Written task: Quote every line of the data below as it stands, omitting pictures.

Information supplied:
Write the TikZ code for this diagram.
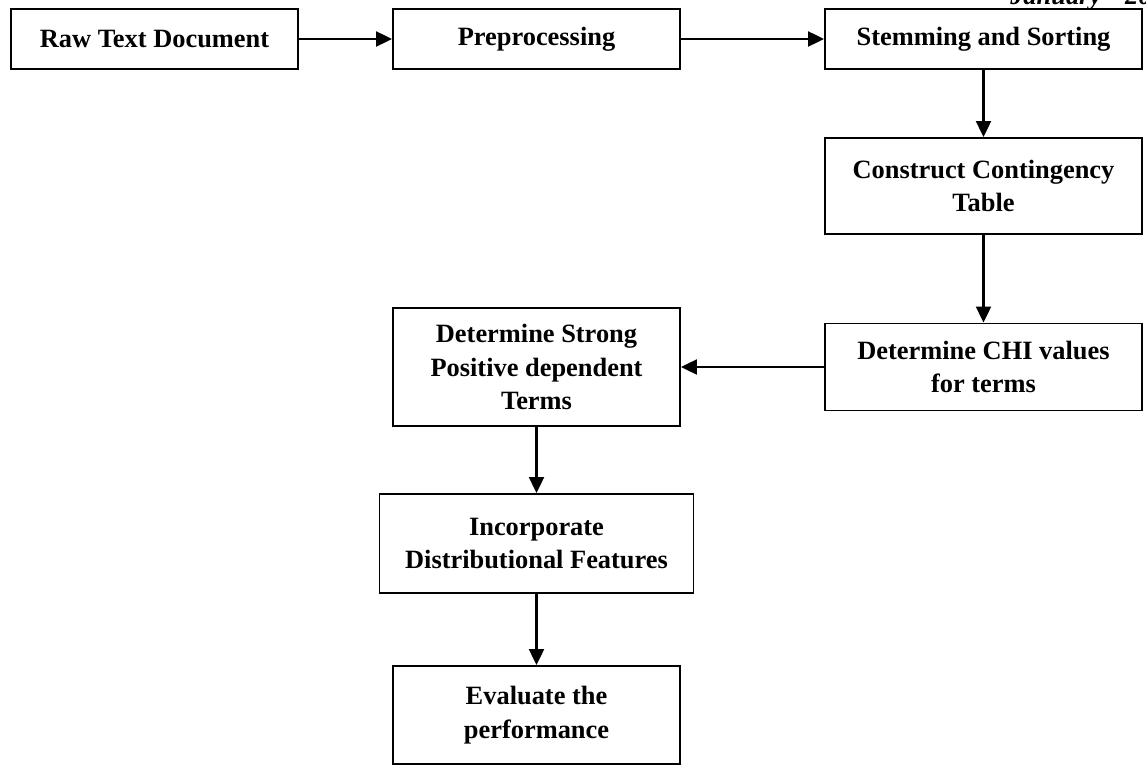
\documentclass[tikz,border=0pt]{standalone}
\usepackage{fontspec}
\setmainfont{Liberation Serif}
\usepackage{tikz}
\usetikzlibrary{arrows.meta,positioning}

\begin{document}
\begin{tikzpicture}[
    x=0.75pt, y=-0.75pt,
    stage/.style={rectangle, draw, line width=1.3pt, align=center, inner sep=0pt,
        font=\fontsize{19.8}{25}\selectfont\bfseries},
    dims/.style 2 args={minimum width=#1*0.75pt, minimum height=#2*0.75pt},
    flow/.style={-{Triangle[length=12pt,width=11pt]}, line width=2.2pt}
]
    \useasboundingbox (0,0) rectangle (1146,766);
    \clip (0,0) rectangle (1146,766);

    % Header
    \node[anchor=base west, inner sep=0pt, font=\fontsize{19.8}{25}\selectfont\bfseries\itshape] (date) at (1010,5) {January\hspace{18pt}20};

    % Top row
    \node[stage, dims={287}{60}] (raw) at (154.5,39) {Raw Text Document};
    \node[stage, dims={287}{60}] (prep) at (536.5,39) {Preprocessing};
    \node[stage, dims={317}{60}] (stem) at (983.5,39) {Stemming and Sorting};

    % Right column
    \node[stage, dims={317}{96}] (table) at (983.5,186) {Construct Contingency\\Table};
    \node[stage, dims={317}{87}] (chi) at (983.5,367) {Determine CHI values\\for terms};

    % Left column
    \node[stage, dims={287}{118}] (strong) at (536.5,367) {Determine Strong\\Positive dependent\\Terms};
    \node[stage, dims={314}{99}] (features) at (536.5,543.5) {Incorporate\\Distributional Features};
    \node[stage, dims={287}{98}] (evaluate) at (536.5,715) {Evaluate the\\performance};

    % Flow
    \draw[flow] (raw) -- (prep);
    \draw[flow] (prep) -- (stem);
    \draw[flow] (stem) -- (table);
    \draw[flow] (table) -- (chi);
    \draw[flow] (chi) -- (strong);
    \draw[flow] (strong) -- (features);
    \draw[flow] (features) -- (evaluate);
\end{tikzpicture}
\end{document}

Solution to the problem:
Write the TikZ code for this diagram.
\documentclass[tikz,border=0pt]{standalone}
\usepackage{fontspec}
\setmainfont{Liberation Serif}
\usepackage{tikz}
\usetikzlibrary{arrows.meta,positioning}

\begin{document}
\begin{tikzpicture}[
    x=0.75pt, y=-0.75pt,
    stage/.style={rectangle, draw, line width=1.3pt, align=center, inner sep=0pt,
        font=\fontsize{19.8}{25}\selectfont\bfseries},
    dims/.style 2 args={minimum width=#1*0.75pt, minimum height=#2*0.75pt},
    flow/.style={-{Triangle[length=12pt,width=11pt]}, line width=2.2pt}
]
    \useasboundingbox (0,0) rectangle (1146,766);
    \clip (0,0) rectangle (1146,766);

    % Header
    \node[anchor=base west, inner sep=0pt, font=\fontsize{19.8}{25}\selectfont\bfseries\itshape] (date) at (1010,5) {January\hspace{18pt}20};

    % Top row
    \node[stage, dims={287}{60}] (raw) at (154.5,39) {Raw Text Document};
    \node[stage, dims={287}{60}] (prep) at (536.5,39) {Preprocessing};
    \node[stage, dims={317}{60}] (stem) at (983.5,39) {Stemming and Sorting};

    % Right column
    \node[stage, dims={317}{96}] (table) at (983.5,186) {Construct Contingency\\Table};
    \node[stage, dims={317}{87}] (chi) at (983.5,367) {Determine CHI values\\for terms};

    % Left column
    \node[stage, dims={287}{118}] (strong) at (536.5,367) {Determine Strong\\Positive dependent\\Terms};
    \node[stage, dims={314}{99}] (features) at (536.5,543.5) {Incorporate\\Distributional Features};
    \node[stage, dims={287}{98}] (evaluate) at (536.5,715) {Evaluate the\\performance};

    % Flow
    \draw[flow] (raw) -- (prep);
    \draw[flow] (prep) -- (stem);
    \draw[flow] (stem) -- (table);
    \draw[flow] (table) -- (chi);
    \draw[flow] (chi) -- (strong);
    \draw[flow] (strong) -- (features);
    \draw[flow] (features) -- (evaluate);
\end{tikzpicture}
\end{document}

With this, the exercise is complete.